When I consider the hour's worth of sorting through pictures of anti-abortion fetus snuff porn I came across while researching Roe, I'm pretty sure that "life" is hardly what anti-choicers have in mind. Rather, the "concern" I've seen regarding the act of abortion is about shaming pregnant women, transfiguring them from "sluts" to "baby-killers" based on their sexualty and rejection of their fertility, and all-around getting off on finding reasons to mind some other person's business. Why else the concentration on how the person was impregnated ("legitimate rape" or fornication)? Why else the transvaginal ultrasound mandates?  Why else the protesters getting in women's faces, without any concern of why they are seeking care at the clinic of their convenience?
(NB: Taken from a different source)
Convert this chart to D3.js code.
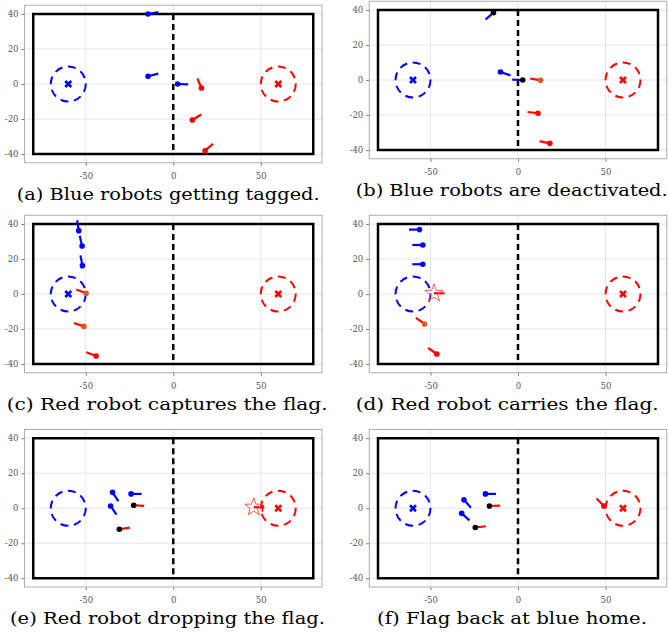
<!DOCTYPE html>
<html>
<head>
<meta charset="utf-8">
<script src="https://cdn.jsdelivr.net/npm/d3@7"></script>
<style>
  body { margin: 0; background: #fff; }
  svg { display: block; }
</style>
</head>
<body>
<svg id="fig" width="668" height="635"></svg>
<script>
// axis ticks
const xTicks = [-50, 0, 50];
const yTicks = [-40, -20, 0, 20, 40];

const captions = [
  '(a) Blue robots getting tagged.',
  '(b) Blue robots are deactivated.',
  '(c) Red robot captures the flag.',
  '(d) Red robot carries the flag.',
  '(e) Red robot dropping the flag.',
  '(f) Flag back at blue home.'
];

// robots per panel: [x, y, heading (deg), team, dot state]
// dot state: b = blue, r = red, k = tagged (black), o = near flag (orange), s = carrying flag (star)
const robotsA = [
  [-14.4, 40, 10, 'blue', 'b'], [-14.4, 4.4, 15, 'blue', 'b'], [2.5, 0, -2, 'blue', 'b'],
  [16.1, -2.3, 113, 'red', 'r'], [10.9, -20.6, 32, 'red', 'r'], [18.2, -38.1, 41, 'red', 'r']
];
const robotsB = [
  [-14, 38.5, 221, 'blue', 'k'], [-10, 4.6, -19, 'blue', 'b'], [2.7, 0, 178, 'blue', 'k'],
  [12.9, -0.2, 170, 'red', 'o'], [11.4, -19, 173, 'red', 'r'], [18.2, -36.2, 168, 'red', 'r']
];
const robotsC = [
  [-54, 36.2, 99, 'blue', 'b'], [-52.1, 27.4, 103, 'blue', 'b'], [-51.9, 16.2, 101, 'blue', 'b'],
  [-49.8, 0.4, 159, 'red', 'o'], [-51.1, -18.5, 161, 'red', 'o'], [-44.1, -35.4, 159, 'red', 'r']
];
const robotsD = [
  [-56.3, 36.8, 180, 'blue', 'b'], [-54.4, 28, 180, 'blue', 'b'], [-54.4, 17, 180, 'blue', 'b'],
  [-48, 0.4, 0, 'red', 's'], [-53.4, -17.1, 145, 'red', 'o'], [-46.4, -34.3, 145, 'red', 'r']
];
const robotsE = [
  [-34.7, 9.1, -56, 'blue', 'b'], [-35.8, 1.3, -56, 'blue', 'b'], [-24.1, 8.2, 0, 'blue', 'b'],
  [-22.6, 1.7, -3, 'red', 'k'], [-30.8, -12, 9, 'red', 'k'], [46, 0.6, 0, 'red', 's']
];
const robotsF = [
  [-30.9, 4.8, -48, 'blue', 'b'], [-32.2, -2.9, -42, 'blue', 'b'], [-18.6, 8.2, 0, 'blue', 'b'],
  [-16.3, 1.3, 2, 'red', 'k'], [-24.4, -11, 7, 'red', 'k'], [49.1, 1.3, 135, 'red', 'r']
];
const panelRobots = [robotsA, robotsB, robotsC, robotsD, robotsE, robotsF];

// is each team's flag sitting at its home base?
const blueFlagHome = [true, true, true, false, false, true];
const redFlagHome  = [true, true, true, true, true, true];
// extra "+" marker where the flag was dropped
const dropMarks = [[], [], [], [], [[51, 0]], []];

const HOME_X = 60, HOME_R = 10;
const FIELD_W = 80, FIELD_H = 40;
const HEAD_LEN = 6;

const COL = { blue: '#0000ff', red: '#ff0000' };
const DOT = { b: '#0000ff', r: '#ff0000', k: '#000000', o: '#e2581c' };

// panel layout (pixels)
const PW = 297.5, PH = 157.5;
const lefts = [24.5, 369.25, 24.5, 369.25, 24.5, 369.25];
const tops  = [5.25, 1.25, 215.25, 215.25, 429.5, 429.5];
const capX  = [16.7, 355.7, 6.7, 355.7, 10, 377];
const capW  = [303, 312, 321, 303, 315, 270];

const svg = d3.select('#fig');

function starPath(r, ri) {
  const pts = [];
  for (let i = 0; i < 10; i++) {
    const a = -Math.PI / 2 + i * Math.PI / 5;
    const rr = i % 2 ? ri : r;
    pts.push([rr * Math.cos(a), rr * Math.sin(a)]);
  }
  return 'M' + pts.map(p => p.join(',')).join('L') + 'Z';
}

panelRobots.forEach((robots, i) => {
  const x = d3.scaleLinear().domain([-85, 85]).range([lefts[i], lefts[i] + PW]);
  const y = d3.scaleLinear().domain([-45, 45]).range([tops[i] + PH, tops[i]]);
  const g = svg.append('g');

  // grid
  g.selectAll('.gx').data(xTicks).join('line')
    .attr('x1', d => x(d)).attr('x2', d => x(d))
    .attr('y1', tops[i]).attr('y2', tops[i] + PH)
    .attr('stroke', '#e6e6e6').attr('stroke-width', 1);
  g.selectAll('.gy').data(yTicks).join('line')
    .attr('x1', lefts[i]).attr('x2', lefts[i] + PW)
    .attr('y1', d => y(d)).attr('y2', d => y(d))
    .attr('stroke', '#e6e6e6').attr('stroke-width', 1);

  // axes
  const fontCss = 'font-family:"DejaVu Serif",serif;font-size:8.5px;fill:#555';
  const xAxis = g.append('g').attr('transform', `translate(0,${tops[i] + PH})`)
    .call(d3.axisBottom(x).tickValues(xTicks).tickSize(3).tickPadding(7).tickFormat(d3.format('d')));
  const yAxis = g.append('g').attr('transform', `translate(${lefts[i]},0)`)
    .call(d3.axisLeft(y).tickValues(yTicks).tickSize(3).tickPadding(3).tickFormat(d3.format('d')));
  [xAxis, yAxis].forEach(ax => {
    ax.select('.domain').remove();
    ax.selectAll('line').attr('stroke', '#777');
    ax.selectAll('text').attr('style', fontCss).text(d => String(d));
  });
  g.append('rect')
    .attr('x', lefts[i]).attr('y', tops[i]).attr('width', PW).attr('height', PH)
    .attr('fill', 'none').attr('stroke', '#adadad').attr('stroke-width', 1);

  // field boundary + center line
  g.append('rect')
    .attr('x', x(-FIELD_W)).attr('y', y(FIELD_H))
    .attr('width', x(FIELD_W) - x(-FIELD_W)).attr('height', y(-FIELD_H) - y(FIELD_H))
    .attr('fill', 'none').attr('stroke', '#000').attr('stroke-width', 2.5);
  g.append('line')
    .attr('x1', x(0)).attr('x2', x(0)).attr('y1', y(FIELD_H)).attr('y2', y(-FIELD_H))
    .attr('stroke', '#000').attr('stroke-width', 2.5).attr('stroke-dasharray', '6,4');

  // home bases
  [[-HOME_X, 'blue', blueFlagHome[i]], [HOME_X, 'red', redFlagHome[i]]].forEach(([hx, team, home]) => {
    g.append('ellipse')
      .attr('cx', x(hx)).attr('cy', y(0))
      .attr('rx', x(HOME_R) - x(0)).attr('ry', y(0) - y(HOME_R))
      .attr('fill', 'none').attr('stroke', COL[team]).attr('stroke-width', 2)
      .attr('stroke-dasharray', '8,5.6');
    if (home) {
      const cx = x(hx), cy = y(0), s = 3;
      g.append('path')
        .attr('d', `M${cx - s},${cy - s}L${cx + s},${cy + s}M${cx - s},${cy + s}L${cx + s},${cy - s}`)
        .attr('stroke', COL[team]).attr('stroke-width', 2.6);
    }
  });

  // robots: heading line then body
  robots.forEach(([rx, ry, hdg, team, st]) => {
    const a = hdg * Math.PI / 180;
    g.append('line')
      .attr('x1', x(rx)).attr('y1', y(ry))
      .attr('x2', x(rx + HEAD_LEN * Math.cos(a))).attr('y2', y(ry + HEAD_LEN * Math.sin(a)))
      .attr('stroke', COL[team]).attr('stroke-width', 2.2);
  });
  robots.forEach(([rx, ry, hdg, team, st]) => {
    if (st === 's') {
      g.append('path')
        .attr('d', starPath(9.5, 3.8))
        .attr('transform', `translate(${x(rx)},${y(ry)})`)
        .attr('fill', 'none').attr('stroke', '#f2603c').attr('stroke-width', 1);
    } else {
      g.append('circle')
        .attr('cx', x(rx)).attr('cy', y(ry)).attr('r', 2.8)
        .attr('fill', DOT[st]);
    }
  });
  dropMarks[i].forEach(([mx, my]) => {
    const cx = x(mx), cy = y(my);
    g.append('path')
      .attr('d', `M${cx},${cy - 3.5}L${cx},${cy + 3.5}`)
      .attr('stroke', COL.red).attr('stroke-width', 1.6);
  });

  // caption
  svg.append('text')
    .attr('x', capX[i]).attr('y', tops[i] + PH + 37)
    .attr('textLength', capW[i]).attr('lengthAdjust', 'spacingAndGlyphs')
    .style('font-family', '"DejaVu Serif", serif')
    .style('font-size', '16.5px')
    .style('fill', '#000')
    .text(captions[i]);
});
</script>
</body>
</html>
It isn't concern for those women, I think one can be sure. It isn't respect for their privacy, or right to their own bodies. Which is why, despite all these attacks on Roe, I believe it should stand. And I will never quite grasp how anyone might think this decision is anything but the choice of the pregnant person, herself; I will never understand how anyone wants to make this decision without trying to stand in her shoes, grasp her obligations, debts, fears, unless, unless, oh, unless--

They don't get that this pregnant person is not just pregnant--but a person. The Roe decision acknowledged the standing of the pregnant woman in her own affairs.  I hope society catches up with this radical idea that pregnant women are people first. And I have great hope.